La richiesta di revisione deve contenere l’indicazione specifica delle ragioni e delle prove che la giustificano e deve essere presentata, unitamente ad eventuali atti e documenti, nella cancelleria della Corte di Appello individuata ai sensi dell’art. 11 c.p.p. Nei casi di cui alle lett. a), b) e d) la revisione dovrà necessariamente essere accompagnata dalle copie autentiche delle sentenze o dei decreti penali. La valutazione sull’ammissibilità dell’istanza, oltre al profilo dell’osservanza dei presupposti di legge, concerne il giudizio sulla non manifesta infondatezza degli elementi addotti, incidente i caratteri di novità, congruenza e affidabilità degli elementi de quibus (Cfr. Cass. Pen., sez. I, sentenza n. 6186/1996). In puncto non esiste un onere di richiesta di parere preventivo al Procuratore generale da parte della Corte d’appello, ma qualora ciò sia irritualmente acquisito, a pena di nullità deve essere comunicata la risposta al richiedente privato; questo al fine di instaurare un corretto contraddittorio (Cfr. Cass. Pen., SS. UU., sentenza n. 15189/2012). Nulla esclude l’adozione della declaratoria de qua, per i medesimi motivi, con la sentenza conclusiva del giudizio di revisione, una volta che questo sia stato disposto (Cfr. Cass. Pen., SS. UU., sentenza n. 624/2002). L’ordinanza d’inammissibilità è notificata al condannato e al richiedente, i quali possono ricorrere per Cassazione. In caso di accoglimento del ricorso, la Corte di Cassazione rinvia il giudizio di revisione ad altra Corte d’appello individuata secondo i criteri di cui all’art. 11 c.p.p.
La Corte d’appello richiesta può in qualunque momento disporre, con ordinanza, la sospensione dell’esecuzione della pena o della misura di sicurezza, applicando eventualmente una misura coercitiva cautelare personale diversa dalla carcerazione. In caso di inosservanza della misura, la Corte d’appello revoca la stessa, e ripristina l’esecuzione della pena. I suddetti provvedimenti sono ricorribili per Cassazione. In caso di rigetto in giudizio della richiesta di revisione, l’eventuale sospensione dell’esecuzione viene meno. Il giudizio vero e proprio, instaurato a seguito del decreto di citazione del Presidente della Corte di Appello competente, è disciplinato dalle norme relative agli atti preliminari e al dibattimento di primo grado, richiamate in quanto applicabili; presupposto dell’instaurazione è la non ritenuta inammissibilità della domanda.
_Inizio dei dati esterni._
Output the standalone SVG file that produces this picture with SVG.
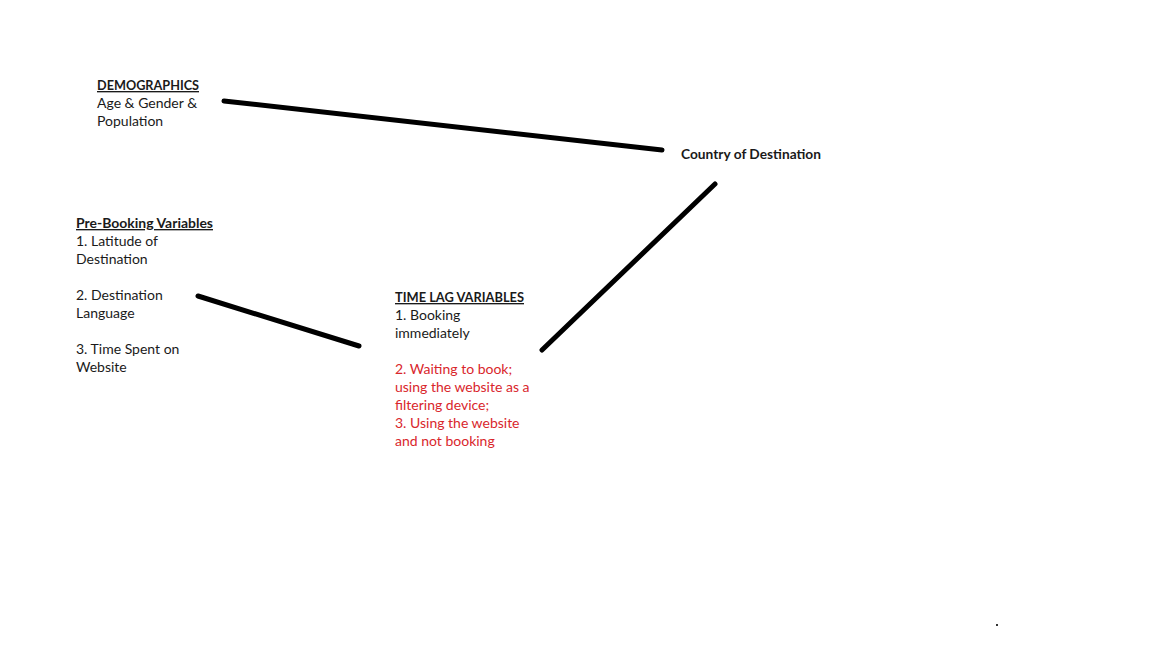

La natura del mezzo d’impugnazione de quo non consente alla Corte di Appello di esorbitare i limiti di accertamento e assunzione di prove legati alle ragioni della richiesta. La sentenza è deliberata secondo le disposizioni degli artt. 525, 526, 527, 528 c.p.p. In caso d’accoglimento, abbiamo la revoca del provvedimento oggetto di revisione, con pronuncia di sentenza di proscioglimento, oppure, nel solo caso ex C. Cost. sentenza n. 113 del 2011, alternativamente di proscioglimento, confermativa, o (solo) maggiormente favorevole. La sentenza di revisione è ricorribile per Cassazione. L’ordinanza d’inammissibilità, o la sentenza che rigetta la richiesta di revisione, non pregiudicano il diritto di presentare ulteriori istanze, purché innovative, ma comportano la condanna al pagamento di sanzioni pecuniarie lato sensu. La Corte d’appello, in caso di proscioglimento, ordina la restituzione delle somme pagate e dei beni confiscati ex art. 639 c.p.p. Diverso è il procedimento di riparazione dell’errore giudiziario che segue la disciplina di cui agli artt. 643 e ss. c.p.p.